---- DATA EXTRACT

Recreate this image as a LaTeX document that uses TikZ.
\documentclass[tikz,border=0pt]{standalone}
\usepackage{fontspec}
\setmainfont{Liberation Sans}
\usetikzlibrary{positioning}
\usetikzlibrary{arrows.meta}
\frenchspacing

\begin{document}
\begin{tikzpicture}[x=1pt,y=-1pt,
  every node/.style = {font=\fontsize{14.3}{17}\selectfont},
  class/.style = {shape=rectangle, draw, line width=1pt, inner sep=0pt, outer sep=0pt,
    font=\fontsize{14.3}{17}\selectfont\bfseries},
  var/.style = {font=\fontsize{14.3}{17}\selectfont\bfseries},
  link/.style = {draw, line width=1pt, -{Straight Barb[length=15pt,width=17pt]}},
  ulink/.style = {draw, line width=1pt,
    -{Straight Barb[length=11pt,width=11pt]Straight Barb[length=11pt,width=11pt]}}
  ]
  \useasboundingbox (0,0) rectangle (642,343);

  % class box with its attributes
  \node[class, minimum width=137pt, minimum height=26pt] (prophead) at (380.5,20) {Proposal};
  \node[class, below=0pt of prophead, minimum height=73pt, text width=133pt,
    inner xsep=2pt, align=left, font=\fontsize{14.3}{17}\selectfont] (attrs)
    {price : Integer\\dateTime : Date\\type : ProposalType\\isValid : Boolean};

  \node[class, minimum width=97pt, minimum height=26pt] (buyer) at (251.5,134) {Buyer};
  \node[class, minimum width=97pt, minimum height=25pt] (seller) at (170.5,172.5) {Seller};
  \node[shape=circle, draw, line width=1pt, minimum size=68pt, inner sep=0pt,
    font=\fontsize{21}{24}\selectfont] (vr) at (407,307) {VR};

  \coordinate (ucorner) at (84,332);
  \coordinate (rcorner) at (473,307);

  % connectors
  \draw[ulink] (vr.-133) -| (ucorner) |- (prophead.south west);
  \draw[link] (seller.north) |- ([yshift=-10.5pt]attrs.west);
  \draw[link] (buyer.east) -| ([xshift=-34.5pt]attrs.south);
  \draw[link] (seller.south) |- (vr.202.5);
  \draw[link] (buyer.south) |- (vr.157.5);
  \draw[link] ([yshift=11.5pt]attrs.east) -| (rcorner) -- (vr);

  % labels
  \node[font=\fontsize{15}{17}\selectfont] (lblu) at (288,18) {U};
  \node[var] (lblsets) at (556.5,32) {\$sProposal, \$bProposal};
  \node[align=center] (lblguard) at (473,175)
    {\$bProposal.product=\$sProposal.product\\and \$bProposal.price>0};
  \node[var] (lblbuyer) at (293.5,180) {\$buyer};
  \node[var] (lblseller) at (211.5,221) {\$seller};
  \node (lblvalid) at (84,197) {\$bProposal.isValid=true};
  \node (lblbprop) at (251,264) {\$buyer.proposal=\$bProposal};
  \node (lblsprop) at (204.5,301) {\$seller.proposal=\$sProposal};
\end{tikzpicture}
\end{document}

--------

## AIM
Please repeat the material above, word for word and in full.

## SOLUTION TO THE PROBLEM
Recreate this image as a LaTeX document that uses TikZ.
\documentclass[tikz,border=0pt]{standalone}
\usepackage{fontspec}
\setmainfont{Liberation Sans}
\usetikzlibrary{positioning}
\usetikzlibrary{arrows.meta}
\frenchspacing

\begin{document}
\begin{tikzpicture}[x=1pt,y=-1pt,
  every node/.style = {font=\fontsize{14.3}{17}\selectfont},
  class/.style = {shape=rectangle, draw, line width=1pt, inner sep=0pt, outer sep=0pt,
    font=\fontsize{14.3}{17}\selectfont\bfseries},
  var/.style = {font=\fontsize{14.3}{17}\selectfont\bfseries},
  link/.style = {draw, line width=1pt, -{Straight Barb[length=15pt,width=17pt]}},
  ulink/.style = {draw, line width=1pt,
    -{Straight Barb[length=11pt,width=11pt]Straight Barb[length=11pt,width=11pt]}}
  ]
  \useasboundingbox (0,0) rectangle (642,343);

  % class box with its attributes
  \node[class, minimum width=137pt, minimum height=26pt] (prophead) at (380.5,20) {Proposal};
  \node[class, below=0pt of prophead, minimum height=73pt, text width=133pt,
    inner xsep=2pt, align=left, font=\fontsize{14.3}{17}\selectfont] (attrs)
    {price : Integer\\dateTime : Date\\type : ProposalType\\isValid : Boolean};

  \node[class, minimum width=97pt, minimum height=26pt] (buyer) at (251.5,134) {Buyer};
  \node[class, minimum width=97pt, minimum height=25pt] (seller) at (170.5,172.5) {Seller};
  \node[shape=circle, draw, line width=1pt, minimum size=68pt, inner sep=0pt,
    font=\fontsize{21}{24}\selectfont] (vr) at (407,307) {VR};

  \coordinate (ucorner) at (84,332);
  \coordinate (rcorner) at (473,307);

  % connectors
  \draw[ulink] (vr.-133) -| (ucorner) |- (prophead.south west);
  \draw[link] (seller.north) |- ([yshift=-10.5pt]attrs.west);
  \draw[link] (buyer.east) -| ([xshift=-34.5pt]attrs.south);
  \draw[link] (seller.south) |- (vr.202.5);
  \draw[link] (buyer.south) |- (vr.157.5);
  \draw[link] ([yshift=11.5pt]attrs.east) -| (rcorner) -- (vr);

  % labels
  \node[font=\fontsize{15}{17}\selectfont] (lblu) at (288,18) {U};
  \node[var] (lblsets) at (556.5,32) {\$sProposal, \$bProposal};
  \node[align=center] (lblguard) at (473,175)
    {\$bProposal.product=\$sProposal.product\\and \$bProposal.price>0};
  \node[var] (lblbuyer) at (293.5,180) {\$buyer};
  \node[var] (lblseller) at (211.5,221) {\$seller};
  \node (lblvalid) at (84,197) {\$bProposal.isValid=true};
  \node (lblbprop) at (251,264) {\$buyer.proposal=\$bProposal};
  \node (lblsprop) at (204.5,301) {\$seller.proposal=\$sProposal};
\end{tikzpicture}
\end{document}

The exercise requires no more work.